- Born: Sequana Joi Harris December 11, 1976 Brooklyn, New York, U.S.
- Died: August 14, 2017 (aged 40) Vancouver, British Columbia, Canada
- Cause of death: Motorcycle accident
- Occupations: Motorcycle road racer; Motorcycle stuntwoman;
- Years active: 2014–2017 (racer); 2017 (stuntwoman);

= Joi Harris =

American motorcycle racer

Sequana Joi Harris (December 11, 1976 – August 14, 2017) was an American motorcycle road racer and stuntwoman. She made history as the first African American woman to be licensed as a motorcycle road racer, racing professionally since 2014, after taking up motorcycling in 2009. She died while performing a motorcycle stunt, doubling for the character Domino on the set of Deadpool 2, Harris's bike crashed near the Rogers Tower during filming.

==Racing career==
Harris promoted road racing to both women and the African American community. She learned to ride a motorcycle in 2009 and began racing in 2012. By 2013 she earned her racing license and made history in 2014 as the first African American woman to race professionally in motorcycle road racing. That same year, she established her own racing team, Threader Racing, competing under the number #24.
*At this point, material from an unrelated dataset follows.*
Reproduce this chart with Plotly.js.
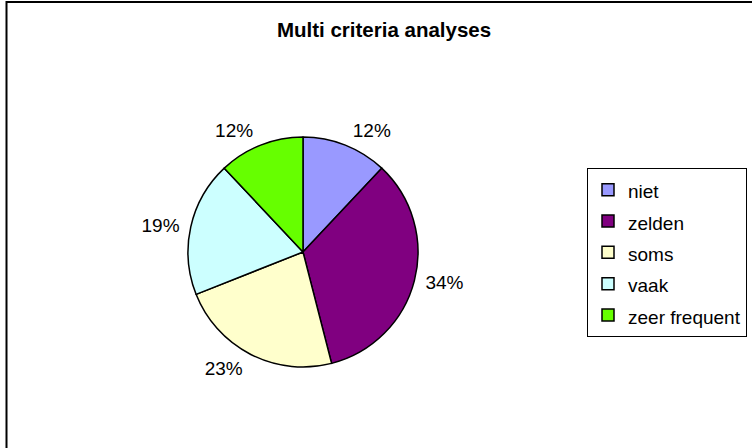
<!DOCTYPE html>
<html>
<head>
<meta charset="utf-8">
<script src="https://cdn.plot.ly/plotly-3.0.1.min.js"></script>
<style>html,body{margin:0;padding:0;background:#fff;}#chart{width:752px;height:448px;}</style>
</head>
<body>
<div id="chart"></div>
<script>
var categories = ["niet", "zelden", "soms", "vaak", "zeer frequent"];
var values = [12, 34, 23, 19, 12];
var colors = ["#9999FF", "#800080", "#FFFFCC", "#CCFFFF", "#66FF00"];
var chartTitle = "Multi criteria analyses";

var W = 752, H = 448;
var FONT = "Liberation Sans, Arial, Helvetica, sans-serif";
var CX = 303, CY = 252, R = 115, RLAB = 121;
function dom(r) {
  return { x: [(CX - r) / W, (CX + r) / W], y: [(H - CY - r) / H, (H - CY + r) / H] };
}
var legendLabels = categories.map(function (c) {
  return '<span style="font-size:19px">' + c + '</span>';
});

// invisible, slightly larger pie that carries the percentage labels
var labelPie = {
  type: "pie",
  labels: legendLabels,
  values: values,
  sort: false,
  direction: "clockwise",
  rotation: 0,
  marker: { colors: categories.map(function () { return "rgba(0,0,0,0)"; }), line: { width: 0 } },
  textinfo: "percent",
  textposition: "outside",
  texttemplate: "%{percent:.0%}",
  outsidetextfont: { family: FONT, size: 19, color: "#000" },
  domain: dom(RLAB),
  showlegend: false,
  hoverinfo: "skip"
};

var pie = {
  type: "pie",
  labels: legendLabels,
  values: values,
  sort: false,
  direction: "clockwise",
  rotation: 0,
  marker: { colors: colors, line: { color: "#000", width: 1.5 } },
  textinfo: "none",
  hoverinfo: "label+percent",
  domain: dom(R),
  showlegend: true
};

var layout = {
  width: W, height: H,
  margin: { l: 0, r: 0, t: 0, b: 0 },
  paper_bgcolor: "#fff",
  font: { family: FONT, color: "#000" },
  title: {
    text: chartTitle,
    font: { family: FONT, size: 20.5, weight: "bold", color: "#000" },
    x: 384 / W, xanchor: "center",
    y: 1 - 30 / H, yanchor: "middle", yref: "container"
  },
  legend: {
    x: 747 / W, xanchor: "right",
    y: (H - 168) / H, yanchor: "top",
    bordercolor: "#000", borderwidth: 1,
    bgcolor: "#fff",
    font: { family: FONT, size: 21.8, color: "#000" }
  },
  shapes: [{
    type: "rect", xref: "paper", yref: "paper",
    x0: 6.5 / W, x1: 1.02, y0: -0.02, y1: 1 - 2 / H,
    line: { color: "#000", width: 2 }
  }]
};

Plotly.newPlot("chart", [labelPie, pie], layout, { staticPlot: true });
</script>
</body>
</html>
In 2017, she raced in the NJMP and SPR classes on the CCS circuit of ASRA where she achieved a victory during the 2017 circuit.

==Death==
Harris was on her first stunt shoot for Deadpool 2, in 2017. On August 14, 2017, during filming, Harris was riding without a helmet after being instructed not to by TCF Vancouver in Downtown Vancouver, when she lost control of her bike, hit a curb, and was thrown into Rogers Tower. She had been doubling for actress Zazie Beetz, who portrayed Domino in Deadpool 2. Harris died at the scene.

Her death marked the second fatality in two months among stunt performers in North America, following the July death of stuntman John Bernecker on the set of The Walking Dead TV series. Deadpool 2 was dedicated to Harris.